There were a number of economic and political changes during the 16th and 17th centuries which prepared the ground for the establishment of the glass industry in Bristol. In 1522 the ‘Society of Merchant Venturers of the City of Bristol’ was incorporated. It grew in power and influence through the 17th century during which the Society revitalised and effectively reorganised itself to allow Bristol’s maritime merchants to take the fullest advantage of the Britain’s developing colonial expansionism. In 1553, English local craft-guilds were transformed into a national institution and both the seven year apprenticeship system and the requirement for workmen to stay with their masters for a statutory number of years was established. During the Seventeenth Century and especially after the English Revolution of 1640-48, there was a political shift. Traditional merchants steadily lost their role in the state’s policy making process. A new breed of land owning and capitalist entrepreneurs were rapidly gaining in influence. Increasingly Parliament became an instrument for the promotion of capitalist profit and of the exploitation of human and natural resources on a world-wide scale. Driven by an expanding world view of trade this new class of entrepreneurship was nowhere more evident than in the country’s second city, Bristol. As Bristol’s trade with the American and the West Indian colonies developed, opportunities for participation in the transatlantic slave trade presented themselves and by 1698, Bristol’s Merchant Venturers had achieved the ‘legal’ right to participate in the ‘business’ of human trafficking.

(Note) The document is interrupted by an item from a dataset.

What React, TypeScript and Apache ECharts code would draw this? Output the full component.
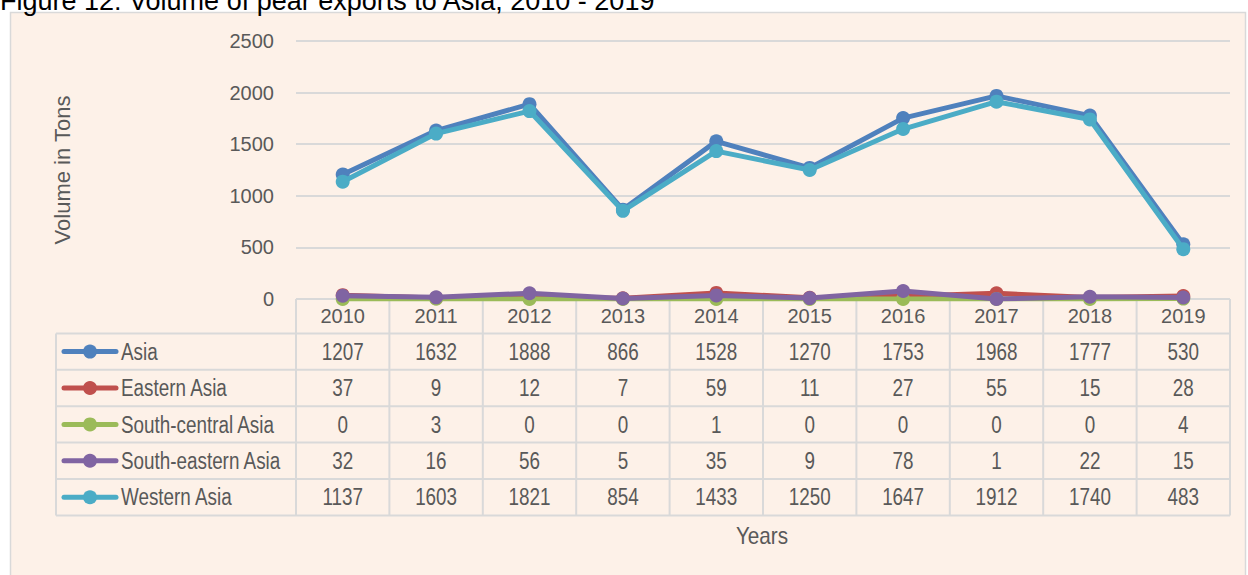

During the 18th century, Bristol’s international trade doubled. In 1700, 240 ships arrived from non-British ports while by 1791 this number had increased to 485 of which 185 came from Europe, 161 from Ireland, 76 from the West Indies, 44 from America and 15 from Africa. Bristol was indeed an important British international and colonial port well placed for the export of its glass wares.
As well as the abundant availability of cheap coal on its door step and its strategic position as an important port facing the Atlantic, Bristol had easy access to all the other ingredients necessary for manufacturing glass, not least Money & Markets: Bristol’s merchants were partners in most of the city’s Glasshouses where they provided necessary finance, marketing and distribution skills. Importantly much of their investment capital derived from the trade in slave-grown sugar from America and the Caribbean and this sugar in turn stimulated the growth in the distilling industry which, along with spa water and the more established industries of cider, wine and beer, provided new opportunities for producers of glass bottles. The expansion of colonialism and the resulting affluence both abroad and at home stimulated demand for window glass and expensive drinking glasses. These were boom years which attracted skilled foreign glass workers to Bristol. The new industry developed rapidly and by 1700 the City Corporation had to obtain powers from Parliament to fine those glass makers who were depositing their waste products into the local rivers: Bristol’s Glass Industry had arrived!